Dh1 will fetch less than Rs14.35 at today’s exchange rates

A stronger Indian rupee is eating into the dirham buffer of UAE expats as they now need to spend more dirhams to remit the same amount of rupees to their home country.

The Indian rupee has gained 7 per cent against the UAE dirham (and, of course, the US dollar) in past 3 months, making remittances that much less sweeter for Indian expats in the country and elsewhere in the region and across the world.

At today’s mid-day rates (September 24, 2012), Dh1 will fetch just Rs14.32 while being remitted as the international exchange rate (forex trading) stands at Rs14.50 for Dh1 at 11.30am UAE time (7.30am GMT). This compares with a forex trading rate of Rs15.55 that a dirham fetched just three months ago – on June 24, 2012.

The announcement of a third round of quantitative easing, or QE 3, doesn’t bode well for the US dollar (and dollar-linked currencies such as the UAE dirham), and emerging market currencies such as the Indian rupee will particularly benefit from this movement.

Moreover, the Indian government announced some much-needed major reforms of late, including the opening up of the Indian retail sector for foreign participation, and a reduction of subsidy on diesel, among others. “The government’s newfound resolve will help the Reserve Bank of India (RBI) to cut rates and provide some monetary stimulus. Any such moves will be positive for stocks and the rupee,” HDFC Securities analyst Subash Gangadharan wrote in his latest weekly currency markets perspective.

But he suggests market participants to be cautious, as global and local news could prove to be a zero-sum game for the rupee.

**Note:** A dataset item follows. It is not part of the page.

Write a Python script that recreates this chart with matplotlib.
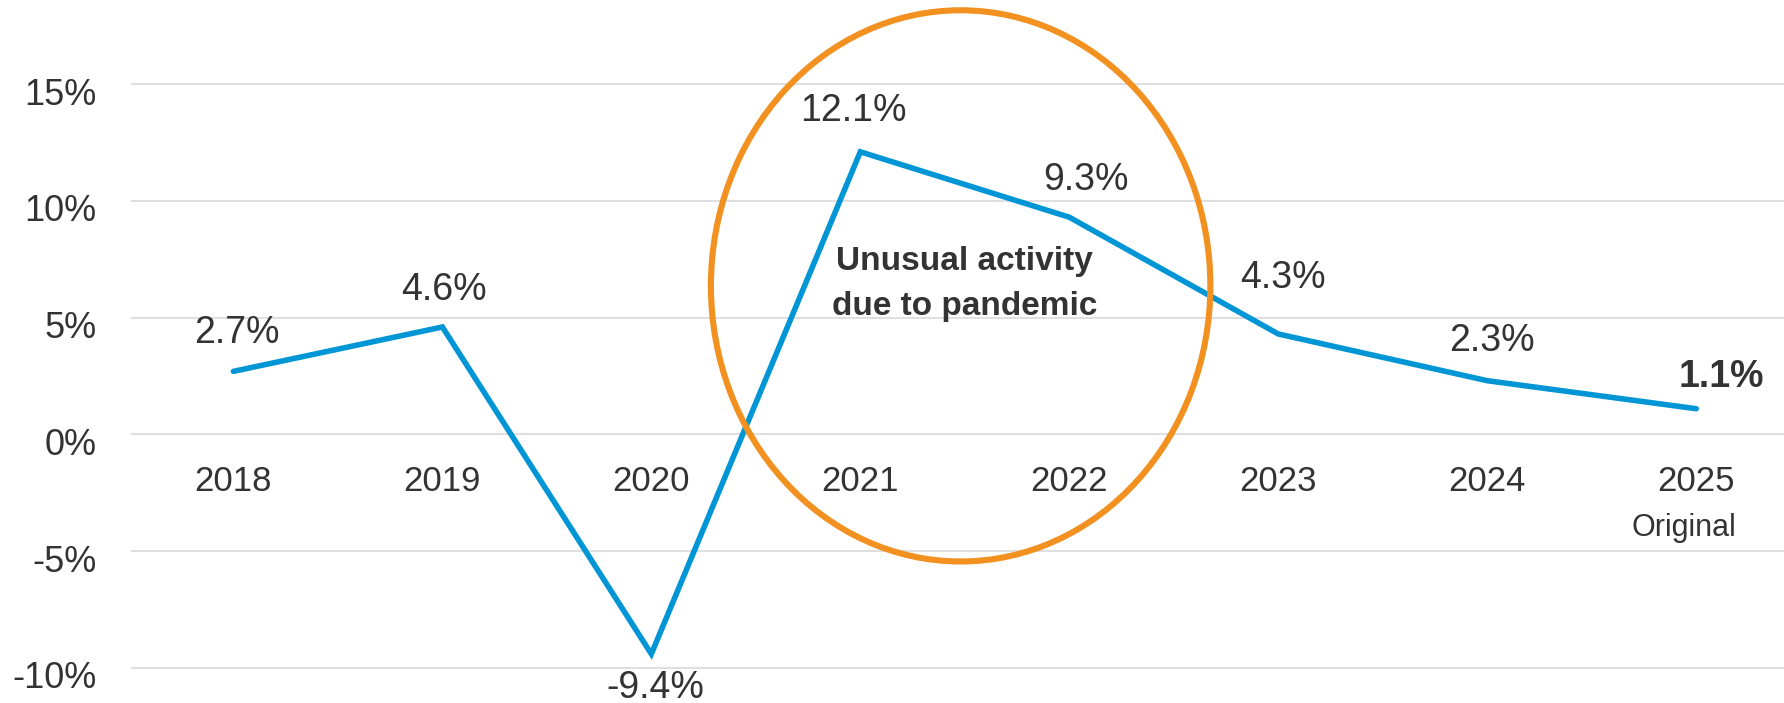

“The announcement of bond buying by the Fed has left most puzzled, as officials committed to an open-ended buying of $40 billion of mortgaged-backed securities per month. This is different from QE1 and QE2 when the Fed announced a target for bond purchases, and markets knew how much stimulus was being provided,” he wrote.

“A material improvement in the European financial market conditions has also hurt the outlook for the safe-haven greenback. Continued calm could push it to fresh lows across the board. It will, therefore, take a significant wave of risk-aversion to help the US dollar recover from the recent round of debasement,” he added.

“Continuing weakness in the greenback, combined with the euphoria created by the Indian government’s reform measures last week, can propel the USD/INR pair towards the 53 levels [Dh1 = Rs14.43],” he added.

It could, however, turn out to be a non-event as in the past, when the Indian government has had to rollback its reform agenda due to pressure from its political allies, who it needs badly in order to survive in power. “Markets would be keen to know if political pressure applied by allies and opposition alike would force the government to roll back any of its latest reforms. Any rollback could see stocks and the rupee suffer some losses,” said Gangadharan.